Time had become a single entity... When one can't separate the moments, they stick together and become swollen.
They surged and collapsed on me like a translucent mountain of jelly smothering my mind, my soul, my body, filling my mouth and nose, choking me.
Tempus absoluto. Absolute time, which Newton said was moving with an uninterrupted speed beyond anything humans could sense, had arrived, gliding in from the universe, and was casting itself over me in this dusty sickroom, leaving me with no room to escape.
Now I understood why human beings invented the clock, why they put clocks on the streets, the squares, the towers.
They did this not in order to know the time; they did it so that they could divide and escape from it.
I decided to conquer time today by going across town to see Billy the Seal in Victoria Park. I don't often stray into the badlands of Canton so it was good to go walking somewhere new.

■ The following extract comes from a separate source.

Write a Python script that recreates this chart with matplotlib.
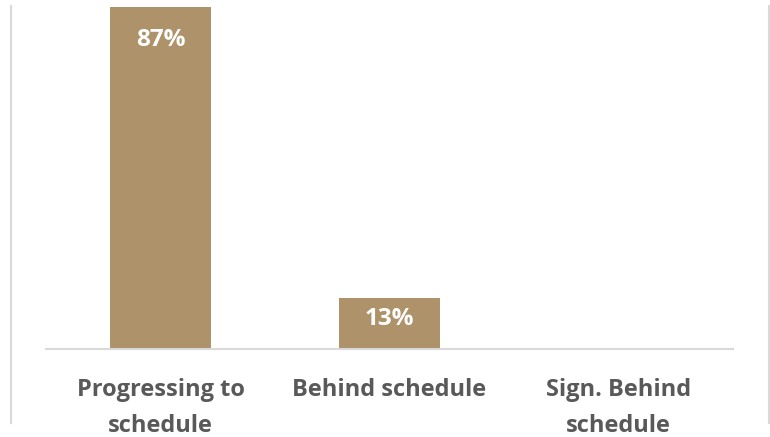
import matplotlib.pyplot as plt
from matplotlib.lines import Line2D

categories = ["Progressing to\nschedule", "Behind schedule", "Sign. Behind\nschedule"]
values = [87, 13, 0]
value_labels = ["87%", "13%", ""]

bar_color = "#ae9269"
grid_color = "#d9d9d9"
text_color = "#595959"

plt.rcParams['font.family'] = ['Open Sans', 'DejaVu Sans']

W, H = 770, 437
fig = plt.figure(figsize=(W / 100, H / 100), dpi=100)
ax = fig.add_axes([46 / W, (H - 349) / H, 687 / W, 343 / H])

x = range(len(categories))
ymax = 87.3
bars = ax.bar(x, values, width=0.445, color=bar_color, zorder=2)
ax.set_xlim(-0.5, len(categories) - 0.5)
ax.set_ylim(0, ymax)

# value labels inside the bar end, kept within the plot area
for b, v, lab in zip(bars, values, value_labels):
    if lab:
        y = min(v - 5.3, ymax - 8.7)
        ax.text(b.get_x() + b.get_width() / 2, y, lab, ha='center', va='center',
                color='white', fontsize=17.5, fontweight='bold')

for side in ['top', 'right', 'left']:
    ax.spines[side].set_visible(False)
ax.spines['bottom'].set_color(grid_color)
ax.spines['bottom'].set_linewidth(1.5)
ax.set_yticks([])
ax.set_xticks(list(x))
ax.set_xticklabels(categories, fontsize=17, fontweight='bold', color=text_color,
                   linespacing=1.65)
ax.tick_params(axis='x', length=0, pad=21)

# chart area border sides
fig.add_artist(Line2D([11 / W, 11 / W], [1 - 6 / H, 1 - 423 / H], color=grid_color, lw=1.5))
fig.add_artist(Line2D([768.5 / W, 768.5 / W], [1 - 6 / H, 1 - 423 / H], color=grid_color, lw=1.5))

fig.savefig("out.png", dpi=100)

When I arrived, it was difficult to get a photo of Billy without a million kids swarming all over it. Nice to see Billy is as loved as s/he ever was:
The park was packed, with lots of children's birthday parties going on. I sat on a bench and enjoyed the happy vibe, entertaining myself with the thought of what adults would look like if they behaved like the kids I was watching. For example:
- grown man in a business suit fumbles an easy catch, declares "I nearly caught it!" then drops immediately into a downward dog.
- middle aged woman talking to friends outside a coffee shop suddenly runs away from them, stops dead, then runs back yelling "AAAAAAAAAAAAAAAHHH" for no discernable reason.
- father of two bellows "It's my birthday today" at fellow commuters as they wait for their train.
- in a work meeting, Bethany from accounts suddenly starts rolling around on the floor; nobody bats an eyelid.
- at the supermarket, a man is jumping, then he stands still with his arms over his head, then he rugby-tackles someone further up the aisle. They wrestle for a while.
I wonder how we get to be so self-conscious when we start off so pure.